Gorsuch Hearings Mostly For Show

Mar 23, 2017

President Trump's nominee to fill a vacancy on the U.S. Supreme Court has faced questioning by the Senate Judiciary Committee this week. Judge Neil Gorsuch has been asked about his view of the Constitution, legal precedent set forth in Roe v. Wade, and whether the president would be violating the law if he authorized torture for terrorists.

The nominee has declined to give many answers, saying he might have to rule on such matters in future cases. That has many questioning the purpose of the committee hearings.

On this politics day edition of River to River, host Ben Kieffer talks with Tim Hagle, associate professor of political science at University of Iowa and Scott Peters, associate professor of political science at University of Northern Iowa, about the hearings and their purpose.

"It's mainly for show, and as much as we would like to have answers, we aren't supposed to," says Hagle. However, he says the hearings do have meaning since senators on both sides of the political aisle use them to highlight accomplishments of the nominee, poke holes in legal arguments, or point out cases that might be embarrassing.

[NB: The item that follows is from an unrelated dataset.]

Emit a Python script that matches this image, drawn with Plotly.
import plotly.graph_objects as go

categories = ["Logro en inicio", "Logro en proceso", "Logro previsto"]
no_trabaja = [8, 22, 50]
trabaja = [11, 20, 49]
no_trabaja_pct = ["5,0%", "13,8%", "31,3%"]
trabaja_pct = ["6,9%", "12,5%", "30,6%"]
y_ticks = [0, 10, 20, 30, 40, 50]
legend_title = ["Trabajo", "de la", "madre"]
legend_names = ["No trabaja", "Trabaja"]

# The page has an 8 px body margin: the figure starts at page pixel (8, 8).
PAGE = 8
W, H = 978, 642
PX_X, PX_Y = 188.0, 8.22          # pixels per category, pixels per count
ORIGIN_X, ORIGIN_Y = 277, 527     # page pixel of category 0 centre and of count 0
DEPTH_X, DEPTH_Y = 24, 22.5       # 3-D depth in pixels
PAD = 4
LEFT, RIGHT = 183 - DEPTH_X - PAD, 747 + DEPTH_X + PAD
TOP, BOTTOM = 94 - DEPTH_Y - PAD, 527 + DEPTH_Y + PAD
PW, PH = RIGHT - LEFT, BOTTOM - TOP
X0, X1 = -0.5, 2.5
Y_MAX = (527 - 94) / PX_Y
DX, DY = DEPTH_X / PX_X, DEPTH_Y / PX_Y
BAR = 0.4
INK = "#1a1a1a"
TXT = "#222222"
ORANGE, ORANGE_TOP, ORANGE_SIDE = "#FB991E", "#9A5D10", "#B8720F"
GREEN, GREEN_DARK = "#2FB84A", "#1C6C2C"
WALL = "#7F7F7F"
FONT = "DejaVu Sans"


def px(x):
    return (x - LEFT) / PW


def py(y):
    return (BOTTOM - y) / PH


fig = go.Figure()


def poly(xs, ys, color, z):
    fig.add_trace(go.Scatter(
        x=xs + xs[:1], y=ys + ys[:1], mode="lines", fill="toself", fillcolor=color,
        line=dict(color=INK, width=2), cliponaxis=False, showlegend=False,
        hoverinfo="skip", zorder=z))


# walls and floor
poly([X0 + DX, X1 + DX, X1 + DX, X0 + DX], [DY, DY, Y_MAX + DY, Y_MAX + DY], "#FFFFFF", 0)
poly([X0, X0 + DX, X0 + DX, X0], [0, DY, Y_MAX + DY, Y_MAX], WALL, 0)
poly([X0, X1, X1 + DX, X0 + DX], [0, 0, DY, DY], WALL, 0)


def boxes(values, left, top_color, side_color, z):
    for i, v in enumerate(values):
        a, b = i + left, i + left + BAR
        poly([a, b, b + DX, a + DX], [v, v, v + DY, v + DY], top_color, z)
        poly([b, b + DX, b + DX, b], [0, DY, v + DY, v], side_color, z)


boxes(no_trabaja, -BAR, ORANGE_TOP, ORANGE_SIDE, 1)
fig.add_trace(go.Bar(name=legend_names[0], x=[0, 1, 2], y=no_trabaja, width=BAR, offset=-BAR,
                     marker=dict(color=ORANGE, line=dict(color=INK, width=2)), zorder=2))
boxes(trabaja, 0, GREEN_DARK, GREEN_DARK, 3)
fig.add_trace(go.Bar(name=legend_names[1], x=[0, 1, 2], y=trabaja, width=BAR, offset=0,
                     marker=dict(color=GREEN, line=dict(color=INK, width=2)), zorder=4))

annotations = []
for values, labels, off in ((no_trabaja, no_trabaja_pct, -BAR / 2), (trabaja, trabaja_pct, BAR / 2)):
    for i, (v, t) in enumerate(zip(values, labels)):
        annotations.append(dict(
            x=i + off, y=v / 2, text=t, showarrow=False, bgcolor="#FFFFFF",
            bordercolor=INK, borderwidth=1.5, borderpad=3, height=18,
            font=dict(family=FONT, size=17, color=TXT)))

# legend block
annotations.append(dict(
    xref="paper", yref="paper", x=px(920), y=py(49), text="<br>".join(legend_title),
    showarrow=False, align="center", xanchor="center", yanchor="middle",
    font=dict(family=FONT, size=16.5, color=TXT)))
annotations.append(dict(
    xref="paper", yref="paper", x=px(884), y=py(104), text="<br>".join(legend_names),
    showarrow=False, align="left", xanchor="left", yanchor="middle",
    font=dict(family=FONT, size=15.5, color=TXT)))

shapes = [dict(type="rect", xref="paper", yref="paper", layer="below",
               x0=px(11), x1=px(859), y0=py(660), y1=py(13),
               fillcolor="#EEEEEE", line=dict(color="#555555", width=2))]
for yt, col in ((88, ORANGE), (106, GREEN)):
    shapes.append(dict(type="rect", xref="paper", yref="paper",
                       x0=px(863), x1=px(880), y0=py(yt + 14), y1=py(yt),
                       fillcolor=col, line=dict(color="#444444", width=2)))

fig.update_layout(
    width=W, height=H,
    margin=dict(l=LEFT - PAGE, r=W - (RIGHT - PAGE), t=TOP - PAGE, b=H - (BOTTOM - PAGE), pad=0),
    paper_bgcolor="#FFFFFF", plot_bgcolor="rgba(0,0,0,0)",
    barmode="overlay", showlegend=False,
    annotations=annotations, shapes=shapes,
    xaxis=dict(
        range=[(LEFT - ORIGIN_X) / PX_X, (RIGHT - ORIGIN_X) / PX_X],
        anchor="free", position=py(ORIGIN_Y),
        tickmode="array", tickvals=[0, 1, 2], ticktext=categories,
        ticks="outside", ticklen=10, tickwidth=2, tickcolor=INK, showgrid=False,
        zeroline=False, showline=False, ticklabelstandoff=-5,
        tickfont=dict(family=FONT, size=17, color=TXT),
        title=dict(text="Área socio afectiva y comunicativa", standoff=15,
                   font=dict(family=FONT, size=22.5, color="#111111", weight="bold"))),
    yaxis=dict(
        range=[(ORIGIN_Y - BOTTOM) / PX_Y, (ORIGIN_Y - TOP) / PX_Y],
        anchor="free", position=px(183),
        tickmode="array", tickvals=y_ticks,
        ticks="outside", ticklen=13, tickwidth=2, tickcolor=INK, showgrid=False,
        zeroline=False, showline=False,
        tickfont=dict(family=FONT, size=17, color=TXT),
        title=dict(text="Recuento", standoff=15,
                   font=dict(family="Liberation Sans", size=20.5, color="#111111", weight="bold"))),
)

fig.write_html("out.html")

Declining to answer questions about legal reasoning or precedent goes back to Justice Ruth Bader Ginsberg. She declined to answer questions for the same reasons cited by Gorsuch. Being a close-mouthed nominee is both judicially and politically prudent.

Peters says early nominations to the Supreme Court were often patronage appointments for political allies. But, since the 1970s, presidents have been taking the nominations more seriously.

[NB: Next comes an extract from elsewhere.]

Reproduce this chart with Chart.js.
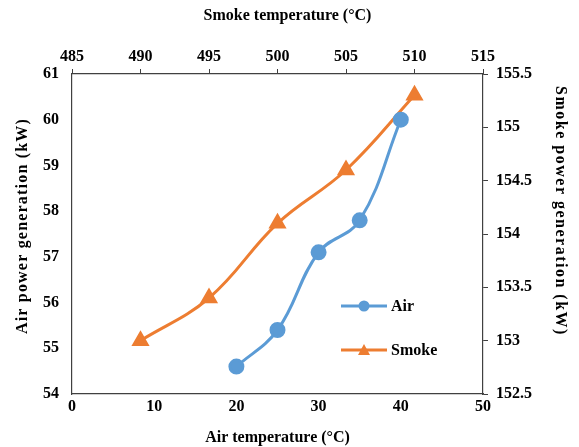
<!DOCTYPE html>
<html>
<head>
<meta charset="utf-8">
<script src="https://cdn.jsdelivr.net/npm/chart.js@4.4.1/dist/chart.umd.min.js"></script>
<style>
  html, body { margin: 0; padding: 0; background: #fff; }
  #wrap { width: 579px; height: 447px; }
</style>
</head>
<body>
<div id="wrap"><canvas id="chart" width="579" height="447"></canvas></div>
<script>
// Air series (bottom / left axes)
const airTemp = [20, 25, 30, 35, 40];
const airPower = [54.6, 55.4, 57.1, 57.8, 60.0];

// Smoke series (top / right axes)
const smokeTemp = [490, 495, 500, 505, 510];
const smokePower = [153.0, 153.4, 154.1, 154.6, 155.3];

const seriesNames = ['Air', 'Smoke'];

const FONT = 'Liberation Serif, Times New Roman, serif';
const AXIS = '#404040';
const tickFont = { family: FONT, size: 16, weight: 'bold' };
const titleFont = { family: FONT, size: 16, weight: 'bold' };

// legend drawn inside the plot area
const innerLegend = {
  id: 'innerLegend',
  afterDraw(chart) {
    const ctx = chart.ctx;
    const spots = [[341, 306], [341, 350]];
    chart.data.datasets.forEach((ds, i) => {
      const [x, y] = spots[i];
      ctx.save();
      ctx.strokeStyle = ds.borderColor;
      ctx.lineWidth = 3;
      ctx.beginPath();
      ctx.moveTo(x, y);
      ctx.lineTo(x + 46, y);
      ctx.stroke();
      ctx.fillStyle = ds.backgroundColor;
      ctx.beginPath();
      if (ds.pointStyle === 'triangle') {
        ctx.moveTo(x + 23, y - 6);
        ctx.lineTo(x + 29, y + 5);
        ctx.lineTo(x + 17, y + 5);
        ctx.closePath();
      } else {
        ctx.arc(x + 23, y, 5.5, 0, Math.PI * 2);
      }
      ctx.fill();
      ctx.fillStyle = '#000';
      ctx.font = 'bold 16px ' + FONT;
      ctx.textBaseline = 'middle';
      ctx.fillText(ds.label, x + 50, y + 1);
      ctx.restore();
    });
  }
};

// nudge axis titles (Excel places them slightly off-centre, vertical ones are spaced out)
const titleTweak = {
  id: 'titleTweak',
  beforeDraw(chart) {
    const tweaks = {
      x2: { dx: 10, dy: 0, spacing: '0px' },
      y: { dx: 0, dy: -8, spacing: '1.2px' },
      y2: { dx: 0, dy: -23, spacing: '1.5px' }
    };
    Object.keys(tweaks).forEach(id => {
      const scale = chart.scales[id];
      if (!scale || scale._tweaked) return;
      const t = tweaks[id];
      const orig = scale.drawTitle;
      scale.drawTitle = function() {
        const c = this.ctx;
        c.save();
        c.translate(t.dx, t.dy);
        c.letterSpacing = t.spacing;
        orig.apply(this, arguments);
        c.restore();
      };
      scale._tweaked = true;
    });
  }
};

function fixSize(prop, val) {
  return function(scale) { scale[prop] = val; };
}

const ctx = document.getElementById('chart').getContext('2d');
new Chart(ctx, {
  type: 'scatter',
  data: {
    datasets: [{
      label: seriesNames[0],
      data: airTemp.map((t, i) => ({ x: t, y: airPower[i] })),
      xAxisID: 'x',
      yAxisID: 'y',
      showLine: true,
      tension: 0.4,
      borderColor: '#5B9BD5',
      backgroundColor: '#5B9BD5',
      borderWidth: 3,
      pointStyle: 'circle',
      pointRadius: 6.5,
      pointHoverRadius: 6.5
    }, {
      label: seriesNames[1],
      data: smokeTemp.map((t, i) => ({ x: t, y: smokePower[i] })),
      xAxisID: 'x2',
      yAxisID: 'y2',
      showLine: true,
      tension: 0.4,
      borderColor: '#ED7D31',
      backgroundColor: '#ED7D31',
      borderWidth: 3,
      pointStyle: 'triangle',
      pointRadius: 7.5,
      pointHoverRadius: 7.5
    }]
  },
  options: {
    responsive: false,
    animation: false,
    layout: { padding: 0 },
    plugins: {
      legend: { display: false },
      tooltip: { enabled: false }
    },
    scales: {
      x: {
        type: 'linear',
        position: 'bottom',
        min: 0, max: 50,
        afterFit: fixSize('height', 53),
        ticks: { stepSize: 10, color: '#000', padding: 3, font: tickFont },
        grid: { drawOnChartArea: false, drawTicks: false },
        border: { color: AXIS, width: 1.2 },
        title: { display: true, text: 'Air temperature (°C)', color: '#000',
          font: titleFont, padding: { top: 0, bottom: 0 } }
      },
      x2: {
        type: 'linear',
        position: 'top',
        min: 485, max: 515,
        afterFit: fixSize('height', 74),
        ticks: { stepSize: 5, color: '#000', padding: 3, font: tickFont },
        grid: { drawOnChartArea: false, tickLength: 5, color: AXIS },
        border: { color: AXIS, width: 1.2 },
        title: { display: true, text: 'Smoke temperature (°C)', color: '#000',
          font: titleFont, padding: { top: 6, bottom: 0 } }
      },
      y: {
        type: 'linear',
        position: 'left',
        min: 54, max: 61,
        afterFit: fixSize('width', 72),
        ticks: { stepSize: 1, color: '#000', padding: 13, font: tickFont },
        grid: { drawOnChartArea: false, drawTicks: false },
        border: { color: AXIS, width: 1.2 },
        title: { display: true, text: 'Air power generation (kW)', color: '#000',
          font: titleFont, padding: { top: 13, bottom: 0 } }
      },
      y2: {
        type: 'linear',
        position: 'right',
        min: 152.5, max: 155.5,
        afterFit: fixSize('width', 96),
        ticks: { stepSize: 0.5, color: '#000', padding: 8,
          callback: v => Number.isInteger(v) ? String(v) : v.toFixed(1),
          font: tickFont },
        grid: { drawOnChartArea: false, tickLength: 5, color: AXIS },
        border: { color: AXIS, width: 1.2 },
        title: { display: true, text: 'Smoke power generation (kW)', color: '#000',
          font: titleFont, padding: { top: 9, bottom: 0 } }
      }
    }
  },
  plugins: [titleTweak, innerLegend]
});
</script>
</body>
</html>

"The Reagan administration was paying more attention to ideology. By the time we get to Clinton, the presidents are getting much better at more accurately putting people on the bench that are more likely to reflect their policies and politics."

As far as what we know about Judge Gorsuch's political leanings, Peters says analysis of his rulings on the 10th Circuit Court of Appeals shows that he probably falls somewhere right of Justice Antonin Scalia, whose death created the vacancy he would fill.

"There would be individual cases where their views might differ, but in the long run, the overall patterns would wind up quite similar," says Peters.